Arbitration is an alternative method of dispute resolution. This method is a quasi-judicial process directed by an independent arbitrator who acts as the judge. The appointed arbitrator bilaterally accepted by both parties (usually creditor & debtor) acts in his capacity accordingly and is usually a lawyer of some expertise. The parties assign the dispute to be decided by the arbitrator who will act with impartiality, based solely on the evidence and the arguments presented to him by the parties. When the arbitrator decides the award then it is binding and fully enforceable between the parties.
Arbitration is a speedy, swift and efficient method of dispute resolution, especially in relation to dispute regarding commercial matters. In Cyprus Arbitration is regulated under CAP. 4. Moreover in disputes where at least one of the parties does not reside in Cyprus it is still possible to conduct Arbitration under the International Commercial Arbitration Law (Law 101/1987). More importantly Cyprus is also signatory to the New York Convention of 1958 on the Recognition and Enforcement of Arbitral Awards. Both CAP 4 and the International Commercial Arbitration Law have equal effect, depended upon the particular field or individuality of the case.
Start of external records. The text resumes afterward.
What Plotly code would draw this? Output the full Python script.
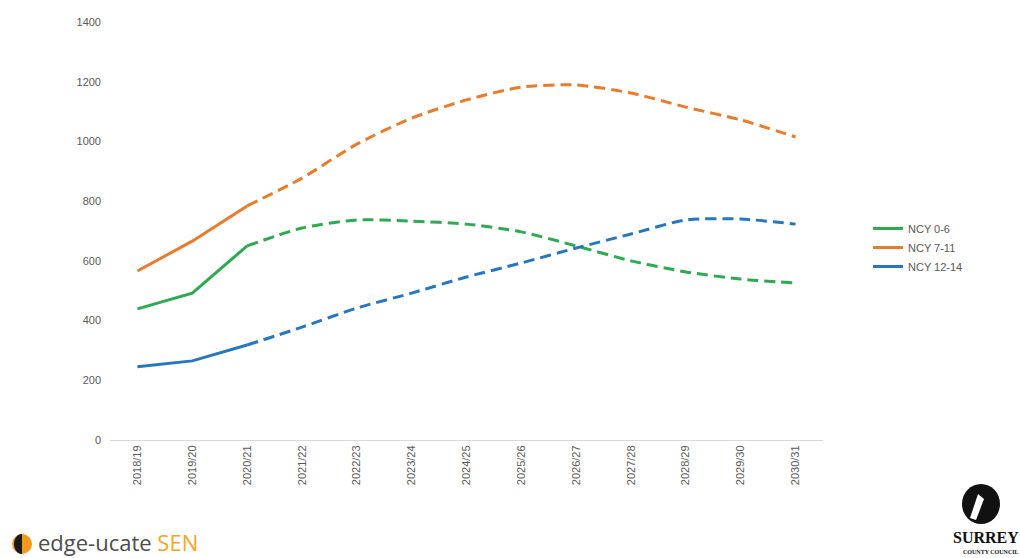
import math
import plotly.graph_objects as go

years = ["2018/19", "2019/20", "2020/21", "2021/22", "2022/23", "2023/24", "2024/25",
         "2025/26", "2026/27", "2027/28", "2028/29", "2029/30", "2030/31"]
ncy_0_6 = [439, 492, 650, 710, 737, 733, 723, 697, 650, 600, 563, 539, 526]
ncy_7_11 = [566, 666, 784, 877, 991, 1078, 1139, 1182, 1189, 1162, 1115, 1072, 1015]
ncy_12_14 = [245, 265, 318, 378, 442, 492, 546, 593, 643, 690, 737, 740, 723]
actual_end = 3  # first three years are actual (solid), rest projected (dashed)

series = [("NCY 0-6", ncy_0_6, "#2EAA50"),
          ("NCY 7-11", ncy_7_11, "#E97B2C"),
          ("NCY 12-14", ncy_12_14, "#2677C0")]

fig = go.Figure()
for name, vals, col in series:
    fig.add_trace(go.Scatter(x=years[:actual_end], y=vals[:actual_end], mode="lines",
                             name=name, line=dict(color=col, width=3), legendgroup=name))
for name, vals, col in series:
    fig.add_trace(go.Scatter(x=years[actual_end - 1:], y=vals[actual_end - 1:], mode="lines",
                             name=name, showlegend=False, legendgroup=name,
                             line=dict(color=col, width=3, dash="11px,6px", shape="spline", smoothing=0.7)))

L, R, T, B = 110, 197, 22, 118
W, H = 1020, 558
pw, ph = W - L - R, H - T - B

def px(x):
    return (x - L) / pw

def py(y):
    return (H - B - y) / ph

fig.update_layout(
    width=W, height=H,
    margin=dict(l=L, r=R, t=T, b=B),
    paper_bgcolor="white", plot_bgcolor="white",
    font=dict(family="Liberation Sans, Arial, sans-serif", color="#595959", size=11),
    showlegend=True,
    legend=dict(x=px(868), y=py(214), xanchor="left", yanchor="top",
                font=dict(size=11, color="#595959"), itemwidth=30,
                tracegroupgap=0, bgcolor="rgba(0,0,0,0)"),
    xaxis=dict(type="category", tickangle=-90, showgrid=False, showline=True,
               range=[-0.5, len(years) - 0.5],
               linecolor="#D9D9D9", linewidth=1, ticks="", tickfont=dict(size=11, color="#595959"),
               zeroline=False),
    yaxis=dict(range=[0, 1400], dtick=200, showgrid=False, showline=False, zeroline=False,
               tickfont=dict(size=11, color="#595959"), ticks="", ticklabelstandoff=8),
)

# edge-ucate logo icon (orange circle with dark left half)
cx, cy, r = 22, 544, 10
fig.add_shape(type="circle", xref="paper", yref="paper",
              x0=px(cx - r), x1=px(cx + r), y0=py(cy + r), y1=py(cy - r),
              fillcolor="#F39A1E", line=dict(width=0))
pts = []
for i in range(25):
    a = math.pi / 2 + math.pi * i / 24
    pts.append((px(cx + 0.8 * r * math.cos(a)), py(cy - r * math.sin(a))))
path = "M " + " L ".join(f"{x},{y}" for x, y in pts) + " Z"
fig.add_shape(type="path", xref="paper", yref="paper", path=path,
              fillcolor="#1A1A1A", line=dict(width=0))

fig.add_annotation(xref="paper", yref="paper", x=px(36), y=py(542), xanchor="left", yanchor="middle",
                   text="<span style='color:#4D4D4D'>edge-ucate</span><span style='color:#F5A623'> SEN</span>",
                   showarrow=False, font=dict(family="Open Sans, sans-serif", size=22))

# Surrey County Council logo
fig.add_shape(type="circle", xref="paper", yref="paper",
              x0=px(962), x1=px(1000), y0=py(524), y1=py(484),
              fillcolor="#111111", line=dict(width=0))
fig.add_shape(type="path", xref="paper", yref="paper",
              path=f"M {px(970)},{py(518)} L {px(978)},{py(494)} L {px(984)},{py(499)} L {px(976)},{py(520)} Z",
              fillcolor="white", line=dict(width=0))
fig.add_annotation(xref="paper", yref="paper", x=px(1021), y=py(537), xanchor="right", yanchor="middle",
                   text="<b>SURREY</b>", showarrow=False,
                   font=dict(family="Liberation Serif, serif", size=16, color="#111111"))
fig.add_annotation(xref="paper", yref="paper", x=px(1021), y=py(552), xanchor="right", yanchor="middle",
                   text="<b>COUNTY COUNCIL</b>", showarrow=False,
                   font=dict(family="Liberation Serif, serif", size=6, color="#111111"))

fig.write_html("out.html")
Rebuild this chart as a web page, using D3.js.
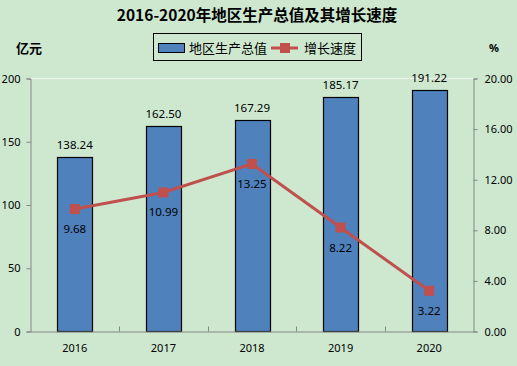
<!DOCTYPE html>
<html><head><meta charset="utf-8">
<script src="https://cdn.jsdelivr.net/npm/d3@7"></script>
<style>body{margin:0;background:#cde8cf;}svg{display:block;}</style>
</head><body>
<script>
const years = ["2016","2017","2018","2019","2020"];
const gdp = [138.24,162.50,167.29,185.17,191.22];
const growth = [9.68,10.99,13.25,8.22,3.22];
const leftTicks = [0,50,100,150,200];
const rightTicks = [0,4,8,12,16,20];

const W=517,H=366;
const svg=d3.select("body").append("svg").attr("width",W).attr("height",H);
svg.append("rect").attr("width",W).attr("height",H).attr("fill","#cde8cf");
const L=30.5,R=473.5,T=78.5,B=331.5;
const x=d3.scaleBand().domain(years).range([L,R]);
const yL=d3.scaleLinear().domain([0,200]).range([B,T]);
const yR=d3.scaleLinear().domain([0,20]).range([B,T]);
const font="'Noto Sans', sans-serif";

svg.append("line").attr("x1",L).attr("x2",R).attr("y1",T).attr("y2",T).attr("stroke","#f2f2f2").attr("stroke-width",1);

const bw=35;
svg.selectAll("rect.bar").data(years).enter().append("rect")
 .attr("x",d=>Math.round(x(d)+x.bandwidth()/2-bw/2)+0.5)
 .attr("y",(d,i)=>Math.round(yL(gdp[i]))+0.5)
 .attr("width",bw).attr("height",(d,i)=>B-Math.round(yL(gdp[i]))-0.5)
 .attr("fill","#4f81bd").attr("stroke","#000").attr("stroke-width",1.2);

const gl=svg.append("g").attr("transform",`translate(${L},0)`)
 .call(d3.axisLeft(yL).tickValues(leftTicks).tickSize(4).tickPadding(6));
const gr=svg.append("g").attr("transform",`translate(${R},0)`)
 .call(d3.axisRight(yR).tickValues(rightTicks).tickSize(4).tickPadding(7).tickFormat(d3.format(".2f")));
const gb=svg.append("g").attr("transform",`translate(0,${B})`)
 .call(d3.axisBottom(x).tickSize(0).tickPadding(13));
[gl,gr,gb].forEach(g=>{
 g.selectAll("path.domain").attr("stroke","#868686");
 g.selectAll("line").attr("stroke","#868686");
 g.selectAll("text").attr("font-family",font).attr("font-size",11).attr("fill","#000");
});
svg.selectAll("line.ct").data(years.slice(1)).enter().append("line")
 .attr("x1",d=>Math.round(x(d))+0.5).attr("x2",d=>Math.round(x(d))+0.5)
 .attr("y1",B).attr("y2",B-5).attr("stroke","#868686");

svg.selectAll("text.bl").data(years).enter().append("text")
 .attr("x",d=>x(d)+x.bandwidth()/2).attr("y",(d,i)=>yL(gdp[i])-8)
 .attr("text-anchor","middle").attr("font-family",font).attr("font-size",11.5)
 .text((d,i)=>gdp[i].toFixed(2));

const line=d3.line().x((d,i)=>x(years[i])+x.bandwidth()/2).y(d=>yR(d));
svg.append("path").datum(growth).attr("d",line).attr("fill","none")
 .attr("stroke","#c0504d").attr("stroke-width",3);
svg.selectAll("rect.mk").data(growth).enter().append("rect")
 .attr("x",(d,i)=>x(years[i])+x.bandwidth()/2-5).attr("y",d=>yR(d)-5)
 .attr("width",10).attr("height",10).attr("fill","#c0504d");
svg.selectAll("text.ll").data(growth).enter().append("text")
 .attr("x",(d,i)=>x(years[i])+x.bandwidth()/2).attr("y",d=>yR(d)+24)
 .attr("text-anchor","middle").attr("font-family",font).attr("font-size",11.5)
 .text(d=>d.toFixed(2));

svg.append("text").attr("x",257).attr("y",21).attr("text-anchor","middle")
 .attr("font-family","'Noto Sans CJK SC', sans-serif").attr("font-weight","bold").attr("font-size",15.5)
 .text("2016-2020年地区生产总值及其增长速度");
svg.append("text").attr("x",16).attr("y",53).attr("font-family","'Noto Sans CJK SC', sans-serif")
 .attr("font-weight","bold").attr("font-size",13).text("亿元");
svg.append("text").attr("x",489).attr("y",52).attr("font-family",font)
 .attr("font-weight","bold").attr("font-size",11).text("%");

const lg=svg.append("g");
lg.append("rect").attr("x",153.5).attr("y",33.5).attr("width",208).attr("height",27)
 .attr("fill","none").attr("stroke","#000");
lg.append("rect").attr("x",158.5).attr("y",43.5).attr("width",26).attr("height",9)
 .attr("fill","#4f81bd").attr("stroke","#000");
lg.append("text").attr("x",189).attr("y",53).attr("font-family","'Noto Sans CJK SC', sans-serif")
 .attr("font-size",13).text("地区生产总值");
lg.append("line").attr("x1",271).attr("x2",298).attr("y1",48).attr("y2",48).attr("stroke","#c0504d").attr("stroke-width",3);
lg.append("rect").attr("x",280).attr("y",43).attr("width",10).attr("height",10).attr("fill","#c0504d");
lg.append("text").attr("x",304).attr("y",53).attr("font-family","'Noto Sans CJK SC', sans-serif")
 .attr("font-size",13).text("增长速度");
</script>
</body></html>
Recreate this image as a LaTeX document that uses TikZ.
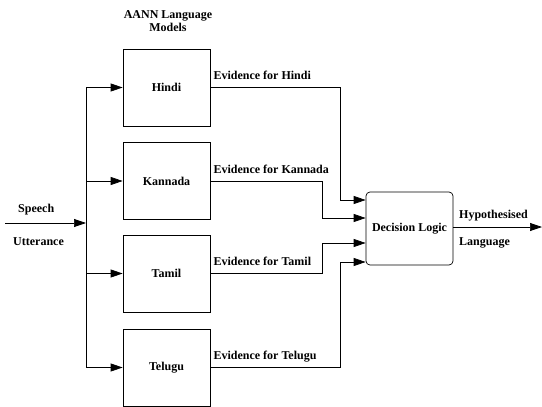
\documentclass[tikz,border=0pt]{standalone}
\usepackage{fontspec}
\setmainfont{Liberation Serif}
\usetikzlibrary{arrows.meta}
\begin{document}
\begin{tikzpicture}[x=1pt,y=-1pt,
  every node/.style={font=\fontsize{12}{13}\selectfont\bfseries},
  lbox/.style={draw,line width=0.7pt,minimum width=87pt,minimum height=77pt,inner sep=0pt},
  dbox/.style={draw,line width=0.7pt,rounded corners=4pt,minimum width=87pt,minimum height=73pt,inner sep=0pt},
  wire/.style={line width=0.7pt},
  arr/.style={wire,-{Triangle[length=12pt,width=8pt]}},
  lab/.style={anchor=base west,inner sep=0pt}]
\useasboundingbox (0,0) rectangle (542,407);
% boxes
\node[lbox] (hindi) at (166.5,87.5) {Hindi};
\node[lbox] (kannada) at (166.5,181) {Kannada};
\node[lbox] (tamil) at (166.5,273.5) {Tamil};
\node[lbox] (telugu) at (166.5,367.5) {Telugu};
\node[dbox] (dl) at (409.5,228.5) {Decision Logic};
% titles
\node[inner sep=0pt,align=center,font=\fontsize{12}{13.5}\selectfont\bfseries] (title) at (168,21) {AANN Language\\Models};
% input
\coordinate (src) at (5,223);
\coordinate (junc) at (86,223);
\coordinate (t1) at (86,87.5);
\coordinate (t2) at (86,181);
\coordinate (t3) at (86,273.5);
\coordinate (t4) at (86,367.5);
\draw[arr] (src) -- (junc);
\node[lab] (speech) at (18,212) {Speech};
\node[lab] (utt) at (13,245) {Utterance};
\draw[wire] (t1) -- (t4);
\draw[arr] (t1) -- (hindi.west);
\draw[arr] (t2) -- (kannada.west);
\draw[arr] (t3) -- (tamil.west);
\draw[arr] (t4) -- (telugu.west);
% outputs
\coordinate (b1) at (340,200);
\coordinate (b2) at (322,218);
\coordinate (b3) at (322,243);
\coordinate (b4) at (340,262);
\draw[arr] (hindi.east) -| (b1) -- (b1 -| dl.west);
\draw[arr] (kannada.east) -| (b2) -- (b2 -| dl.west);
\draw[arr] (tamil.east) -| (b3) -- (b3 -| dl.west);
\draw[arr] (telugu.east) -| (b4) -- (b4 -| dl.west);
\node[lab] (e1) at ([xshift=3pt,yshift=8pt]hindi.east) {Evidence for Hindi};
\node[lab] (e2) at ([xshift=3pt,yshift=8pt]kannada.east) {Evidence for Kannada};
\node[lab] (e3) at ([xshift=3pt,yshift=8pt]tamil.east) {Evidence for Tamil};
\node[lab] (e4) at ([xshift=3pt,yshift=8pt]telugu.east) {Evidence for Telugu};
% final output
\coordinate (out) at (542,227);
\draw[arr] (dl.east |- out) -- (out);
\node[lab] (hyp) at (459,218) {Hypothesised};
\node[lab] (lang) at (459,245) {Language};
\end{tikzpicture}
\end{document}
There are a number of advantages for choosing Arbitration, especially for the party demanding or asserting (the creditor). Firstly it is a cost effective and practical solution which is more economical than court action. Secondly it is speedier and more flexible than traditional litigation. In addition to these it provides more confidentiality, as the arbitration process is conducted in private away from the public eye. Lastly the award decided is easier to be enforced in another country thanks to the New York Convention of 1958.
After the delivery of an award, the award must be registered in the Court via a relevant application, in order to be fully enforceable and binding. If any party feels that the award is unfair or unjust then they can appeal the award to the Supreme Court. The Court may set aside or refuse the recognition or enforcement of an award only on the grounds of:
- Incapacity of the parties involved
- Invalidity of the arbitration award
- Lack of proper notice or denial of a party’s right to present his case
- Lack of jurisdiction
- Defective composition of the Arbitration tribunal
- The matter of the dispute cannot be settled by arbitration under the law of Cyprus
- The award is contrary to the public order of the Republic of Cyprus
With the proviso that the award fails to meet one of the above grounds, then it is legally binding on the parties and cannot be appealed.
As long as the Arbitrator appointed remains objective, impartial and unbiased in the matter to be resolved, then the result of such arbitration is virtually certain to be equitable and just.